Kannai is the administrative centre of the city. Unfortunately few buildings survived the Kanto earthquake and the war.
Three buildings named by the locals Jack, King and Queen have been reconstructed and give you an idea of what the city must have looked like in the beginning of the 20 th century.
If you are interested in the history of Yokohama and it’s flourishing trade then in this area you will find a number of interesting museums
Especially the Silk museum, the Customs museum (no. 10) and the Prefectural museum (no. 12) are interesting.
From the Yokohama Port Opening Hall (no. 11) it is a short walk to to the baseball stadium.
Although it cannot rival the top games in the USA it is still good fun to watch a game of the Yokohama Bays Stars and enjoy the great ambience created by the supporters cheering up their team.
Leave the Kannai district and continue the tour by heading for the Minato Mirrai 21 area.
Minato Mirrai 21
Depending on your time schedule either go straight for the Landmark Tower (no. 15) or take a stroll on Shinko island. Here you will find the famous Redbrick Warehouses that date back from the Meiji period as well as the giant Ferris Wheel that is part of the Yokohama Cosmo World Amusement Park .
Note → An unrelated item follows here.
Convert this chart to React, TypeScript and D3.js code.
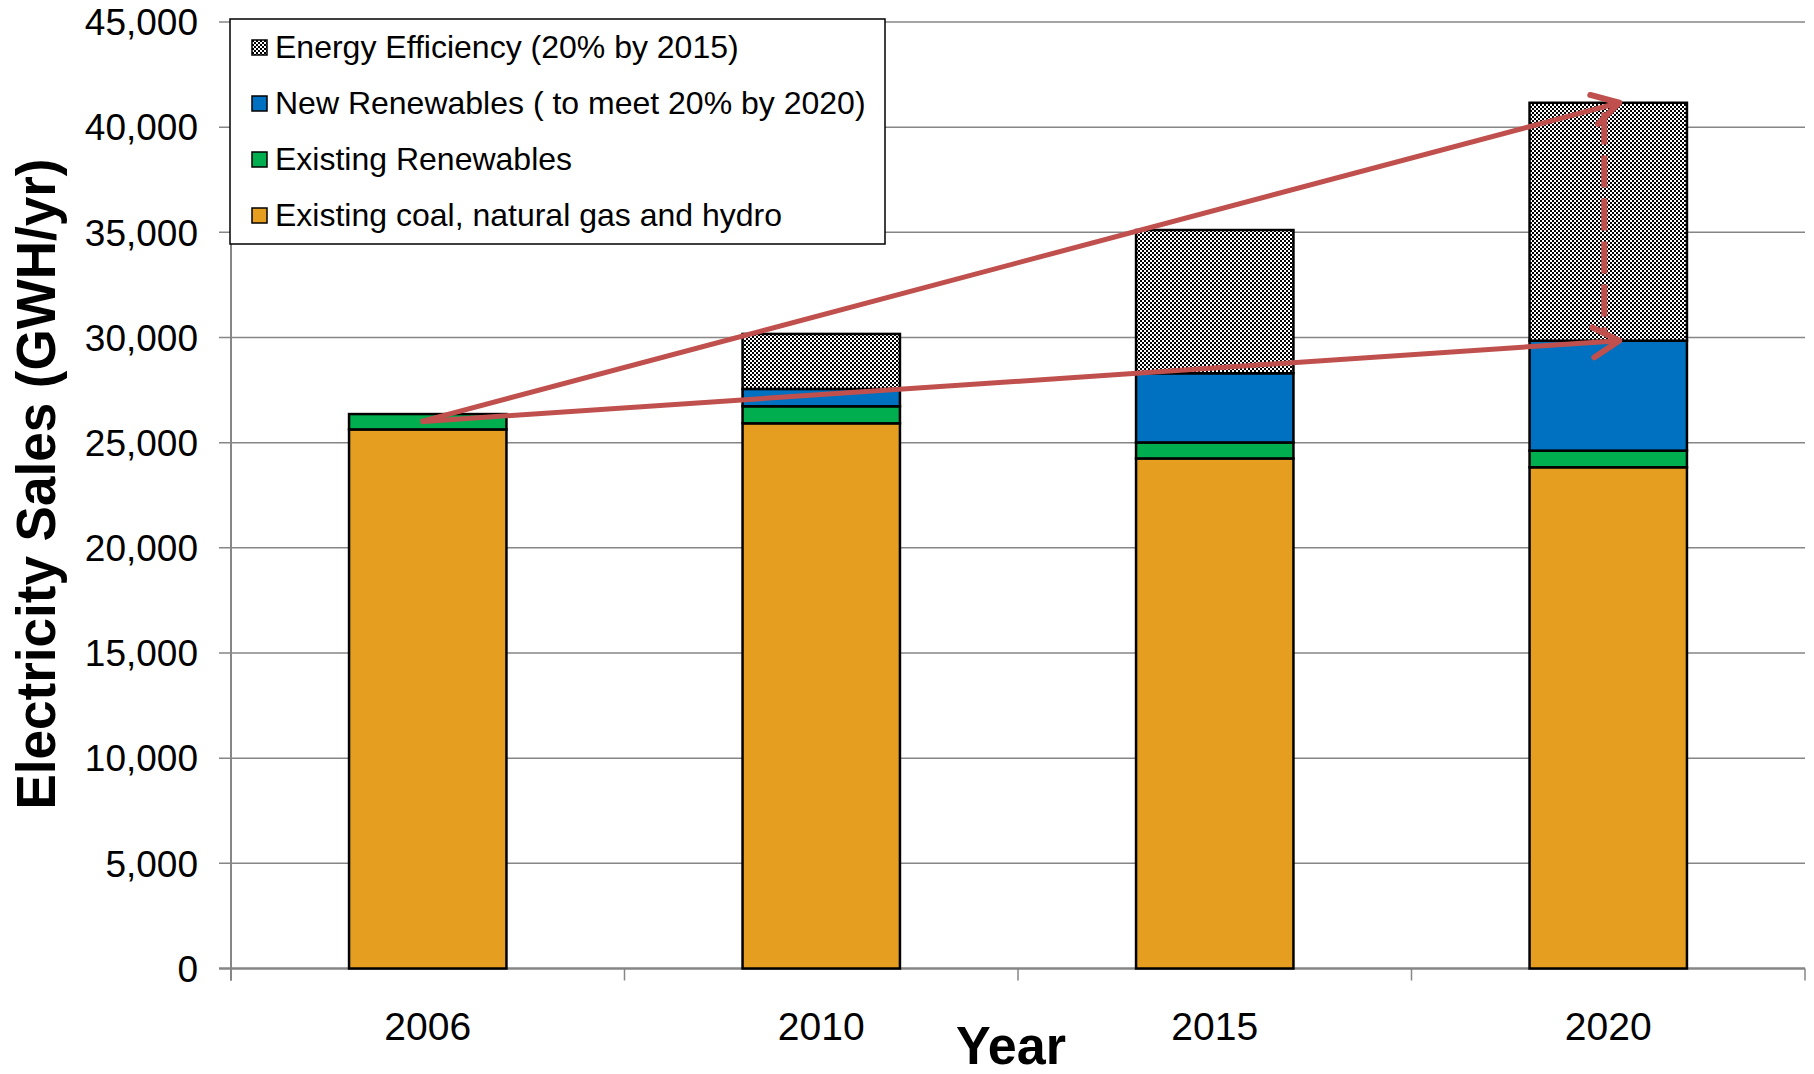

This part of the city took form in the 1980’s and was meant to be a futuristic city built on old dockyards. The name Minato Mirai 21 stands for “Harbour of the 21 st century”.
The area is dominated by the Landmark Tower which was with 296 meter until recently the tallest building in Japan. Part of the fun is the elevator that brings you in 40 seconds to the 273 meter high observation deck from where on a clear day you can see the whole city, Yokohama bay as well as Mount Fuji.
At the foot of the Landmark Tower is the Yokohama Port Museum (no 14.) displaying the magnificent Nippon Maru, a stunningly beautiful sail training ship built in 1930.
Behind the Landmark Tower is the Yokohama museum of art (no. 16) from the hand of Kenzō Tange, one of the most influential architects of the 20 th century The museum exhibits one of Japan’s largest collections of modern and contemporary art.
From here it is a 15 minute walk back to Sakuragicho station.